The number of questions that may be answered by information gleaned from relator’s tax returns is not what is determinative here. What is determinative is the private affairs reflected in the tax returns of relator and his wife — a stranger to the underlying action — will be open to a complete and searching view if production is required. This is a significant invasion of privacy, which is unacceptable without demonstrating the information sought cannot be acquired through less intrusive means. Here, the burden to relator and his wife outweighs Elaine’s needs.
For these reasons, we make our preliminary writ in prohibition permanent.

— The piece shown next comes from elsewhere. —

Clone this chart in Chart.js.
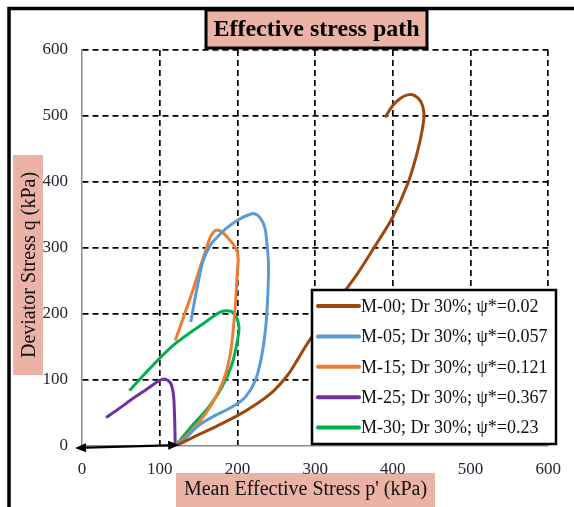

SMITH, P.J., and GARY M. GAERT-NER, J., concur.. The request for relator’s tax returns is part of a Document Request covering twelve categories of documents. In addition, Elaine directed to *586relator a total of 151 interrogatories and subin-quiries.
. For the sake of convenience, we refer to relator in the singular even though intervenor (relator’s wife) has been joined in this action.